For Spiegel, the trade war is a double whammy. Not only will his export sales be affected by tariffs in the European Union, where Spiegel exports around 25 percent of his annual production, but the US tariffs on imported steel and aluminum have blown up his construction budget.

“I have a bunch of new stainless steel tanks that are on their way here that I just so happened to purchase apparently at the wrong time, Spiegel said as he rolled his eyes during an interview. He estimates the tariffs could add as much as $60,000 to the cost of his expansion, but admits that he has no clear guidance from his suppliers. “Everybody’s just kind of on hold.they’re saying ‘listen, all of our pricing was good up until a certain point, we’re going to have to see what happens when it lands.we’ll know what tariffs are assessed the day it lands,” he said.

Spiegel’s tanks and other equipment are being fabricated in the US from imported stainless steel. “The welders are here in the States putting together all the bits and pieces for us, so they may have rolled it four or five thousand miles away, but we’re actually hurting American jobs by what they’re doing as a small business trying to get some traction here, I think it’s really unfortunate,” he said.
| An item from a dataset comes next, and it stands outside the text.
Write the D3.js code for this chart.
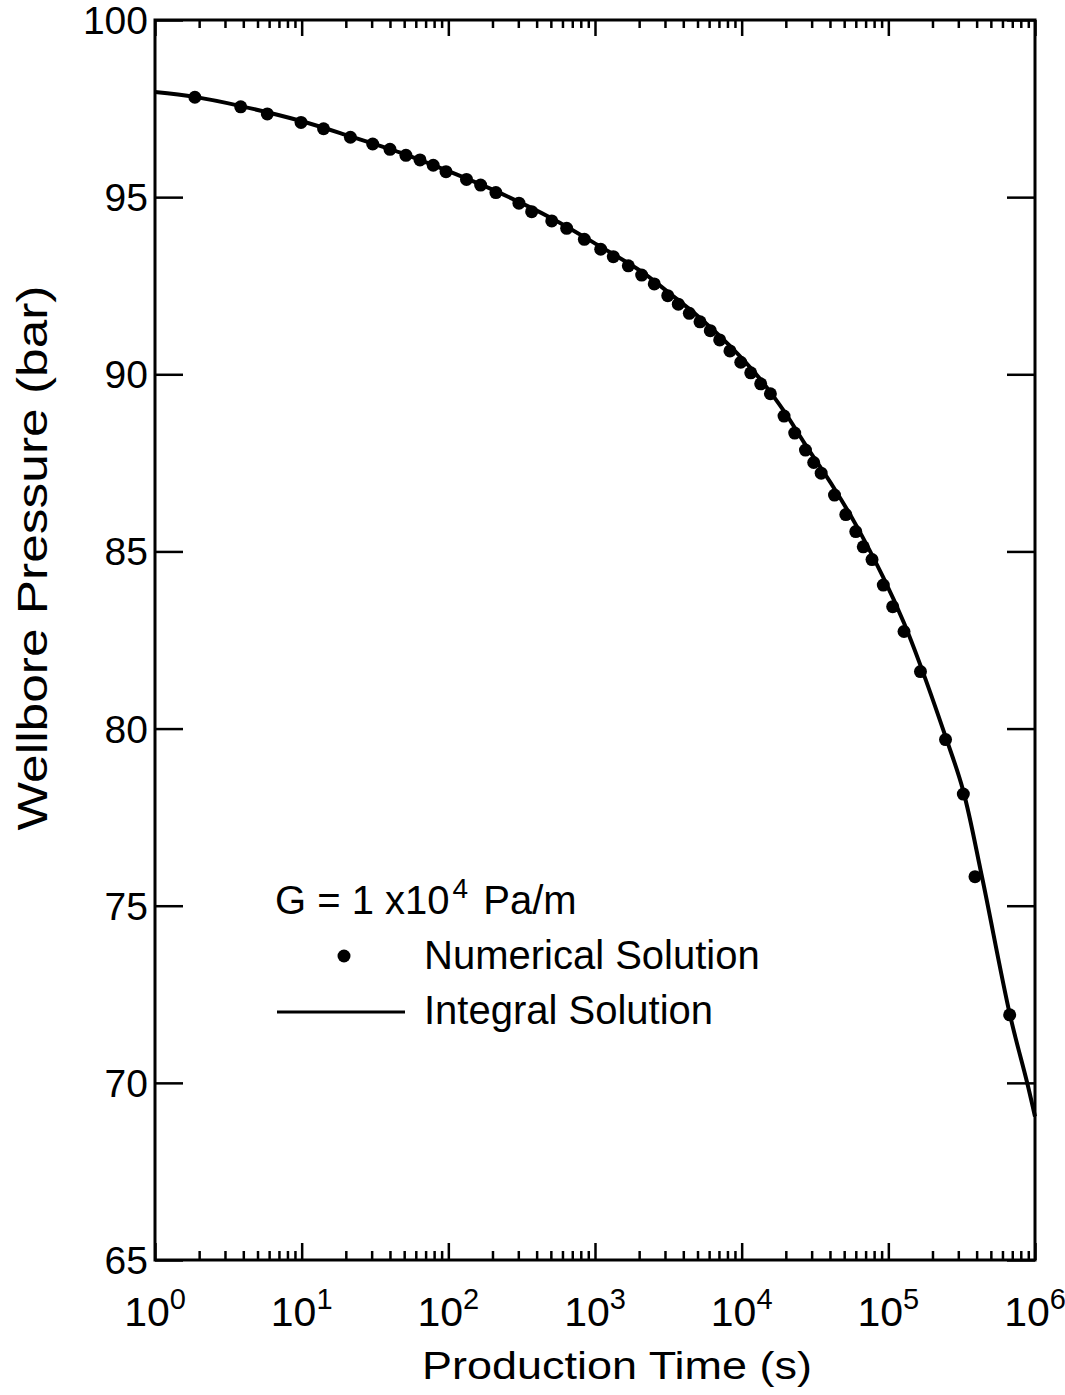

Spiegel estimates the money he will pay in higher costs for his steel could have covered the cost of hiring one or two new full-time employees.

FEW’s Hletko also points out the collateral damage from the escalating tariffs. “It hurts our farmers, it hurts our truck drivers that are moving the grain, it hurts our truck drivers that are moving the bottles, it hurts all of us, and it’s really, really unfortunate that small American businesses are being toyed with in this fashion,” he said.